Incident Management
Key Responsibilities:
Incident Coordination: Manage and coordinate the resolution of major and high-priority incidents across IT teams and business stakeholders.
Escalation Management: Act as the primary point of contact for escalations related to incidents and ensure timely communication to stakeholders.
Root Cause Analysis (RCA): Lead and document post-incident reviews, identify root causes, and follow up on permanent fixes (Problem Management handover).
Communication: Provide clear, concise, and timely updates to internal and external stakeholders during incidents.
Process Management: Enforce incident management processes and procedures in line with ITIL best practices to ensure consistency and efficiency.
Monitoring & Detection: Work with monitoring tools and NOC teams to ensure quick detection and alerting for potential issues.
Reporting: Generate and analyze incident trend reports, SLA/KPI dashboards, and performance metrics to support service improvement initiatives.
Tool Management: Utilize ITSM tools such as ServiceNow, BMC Remedy, or Cherwell for tracking and managing incident tickets.
Collaboration: Partner with Service Desk, Application Support, Infrastructure, and Security teams to improve incident response and service availability.

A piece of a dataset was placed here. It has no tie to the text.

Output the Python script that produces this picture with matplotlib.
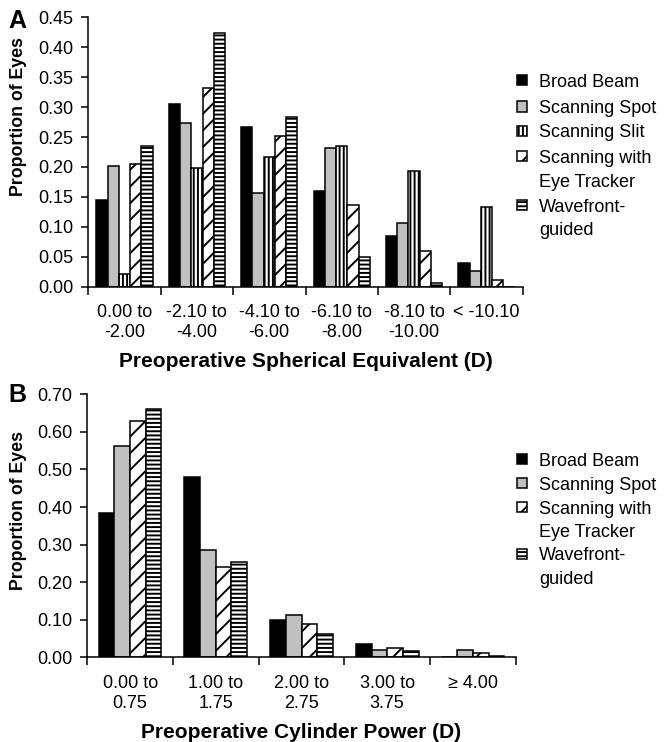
import matplotlib
matplotlib.use("Agg")
import matplotlib.pyplot as plt
from matplotlib.patches import Rectangle
import numpy as np

plt.rcParams['font.family'] = ['Liberation Sans', 'DejaVu Sans']
plt.rcParams['hatch.linewidth'] = 1.4

# ---------- data ----------
cats_a = ["0.00 to\n-2.00", "-2.10 to\n-4.00", "-4.10 to\n-6.00",
          "-6.10 to\n-8.00", "-8.10 to\n-10.00", "< -10.10"]
broad_a = [0.145, 0.305, 0.266, 0.160, 0.085, 0.040]
spot_a = [0.202, 0.274, 0.157, 0.232, 0.107, 0.027]
slit_a = [0.021, 0.199, 0.217, 0.235, 0.193, 0.133]
tracker_a = [0.205, 0.332, 0.252, 0.137, 0.060, 0.011]
wave_a = [0.235, 0.423, 0.284, 0.050, 0.007, 0.0]

cats_b = ["0.00 to\n0.75", "1.00 to\n1.75", "2.00 to\n2.75",
          "3.00 to\n3.75", "\u2265 4.00"]
broad_b = [0.385, 0.481, 0.098, 0.035, 0.0]
spot_b = [0.562, 0.286, 0.112, 0.019, 0.020]
tracker_b = [0.630, 0.240, 0.089, 0.025, 0.012]
wave_b = [0.661, 0.254, 0.061, 0.017, 0.004]

labels_all = {
    'broad': "Broad Beam",
    'spot': "Scanning Spot",
    'slit': "Scanning Slit",
    'tracker': "Scanning with\nEye Tracker",
    'wave': "Wavefront-\nguided",
}
styles = {
    'broad': dict(facecolor='black', hatch=None),
    'spot': dict(facecolor='#c0c0c0', hatch=None),
    'slit': dict(facecolor='white', hatch='||||'),
    'tracker': dict(facecolor='white', hatch='//'),
    'wave': dict(facecolor='white', hatch='----'),
}

W, H = 664, 742
fig = plt.figure(figsize=(W / 100, H / 100), dpi=100)


def fx(px):
    return px / W


def fy(py):
    return 1 - py / H


def px_axes(left, right, top, bottom):
    return fig.add_axes([fx(left), fy(bottom), (right - left) / W, (bottom - top) / H])


def draw(ax, cats, series, width, ymax, yticks, ytickfmt, xlabel):
    n = len(series)
    x = np.arange(len(cats))
    for i, (key, vals) in enumerate(series):
        offs = (i - (n - 1) / 2) * width
        st = styles[key]
        ax.bar(x + offs, vals, width=width, facecolor=st['facecolor'],
               edgecolor='black', linewidth=1.1, hatch=st['hatch'],
               label=labels_all[key], zorder=2)
    ax.set_xlim(-0.5, len(cats) - 0.5)
    ax.set_ylim(0, ymax)
    ax.set_yticks(yticks)
    ax.set_yticklabels([ytickfmt.format(v) for v in yticks], fontsize=13)
    ax.set_xticks(np.arange(len(cats) + 1) - 0.5)
    ax.set_xticklabels([])
    ax.set_xticks(x, minor=True)
    ax.set_xticklabels(cats, minor=True, fontsize=13, linespacing=1.25)
    ax.tick_params(axis='x', which='minor', length=0, pad=12.5)
    ax.tick_params(axis='x', which='major', length=6, width=1.1, direction='out')
    ax.tick_params(axis='y', length=5, width=1.1, direction='out', pad=5.5)
    for s in ['top', 'right']:
        ax.spines[s].set_visible(False)
    for s in ['left', 'bottom']:
        ax.spines[s].set_linewidth(1.1)
    ax.set_xlabel(xlabel, fontsize=15, fontweight='bold', labelpad=8)


def legend(keys, line_centers):
    # line_centers: y pixel centres for each text line of each entry
    for key, centers in zip(keys, line_centers):
        st = styles[key]
        c0 = centers[0]
        r = Rectangle((fx(517), fy(c0 + 5)), 10 / W, 10 / H, transform=fig.transFigure,
                      facecolor=st['facecolor'], edgecolor='black', linewidth=1.1,
                      hatch=st['hatch'])
        fig.add_artist(r)
        for line, c in zip(labels_all[key].split("\n"), centers):
            fig.text(fx(539), fy(c + 6.6), line, fontsize=13, ha='left', va='baseline')


# ---------- panel A ----------
axA = px_axes(88.3, 522.7, 17.3, 286.7)
draw(axA, cats_a,
     [('broad', broad_a), ('spot', spot_a), ('slit', slit_a),
      ('tracker', tracker_a), ('wave', wave_a)],
     0.155, 0.45, np.round(np.arange(0, 0.451, 0.05), 2), "{:.2f}",
     "Preoperative Spherical Equivalent (D)")
legend(['broad', 'spot', 'slit', 'tracker', 'wave'],
       [[80], [106.5], [130.7], [156, 180], [205, 228.5]])
fig.text(fx(19), fy(117), "Proportion of Eyes", rotation=90, fontsize=12.8,
         fontweight='bold', ha='center', va='center')
fig.text(fx(17), fy(21), "A", fontsize=18, fontweight='bold', ha='center', va='center')

# ---------- panel B ----------
axB = px_axes(87.3, 515.7, 394.3, 657.3)
draw(axB, cats_b,
     [('broad', broad_b), ('spot', spot_b), ('tracker', tracker_b), ('wave', wave_b)],
     0.183, 0.70, np.round(np.arange(0, 0.701, 0.10), 2), "{:.2f}",
     "Preoperative Cylinder Power (D)")
legend(['broad', 'spot', 'tracker', 'wave'],
       [[459.3], [483], [507, 530.5], [553.5, 577]])
fig.text(fx(19), fy(510), "Proportion of Eyes", rotation=90, fontsize=12.8,
         fontweight='bold', ha='center', va='center')
fig.text(fx(17), fy(395), "B", fontsize=18, fontweight='bold', ha='center', va='center')

fig.savefig("out.png", dpi=100)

Continuous Improvement: Recommend and implement improvements to the incident management process to reduce recurrence and improve response times.
Compliance & Audits: Ensure incident documentation is audit-ready and compliant with regulatory or organizational standards.
Requirements:
Experience: 6+ years of experience in IT Incident Management or related IT Service Management roles.
ITIL Knowledge: Strong understanding of ITIL framework, preferably ITIL v3 or v4 certified.
Incident Handling: Proven experience managing P1/P2 incidents and driving resolution under pressure.
Tools Expertise: Proficiency with ITSM tools like ServiceNow, BMC Remedy, Jira Service Management, etc.
Communication: Exceptional verbal and written communication skills; experience in stakeholder management, including executive reporting.
Problem Solving: Strong analytical and troubleshooting skills with a solution-oriented mindset.
Technical Acumen: Basic understanding of IT infrastructure, applications, databases, and cloud platforms to facilitate issue triage and resolution.
Documentation: Ability to create detailed RCA reports, incident timelines, and procedural documentation.
24x7 Support: Willingness to be part of an on-call rotation or work flexible hours in the event of major incidents.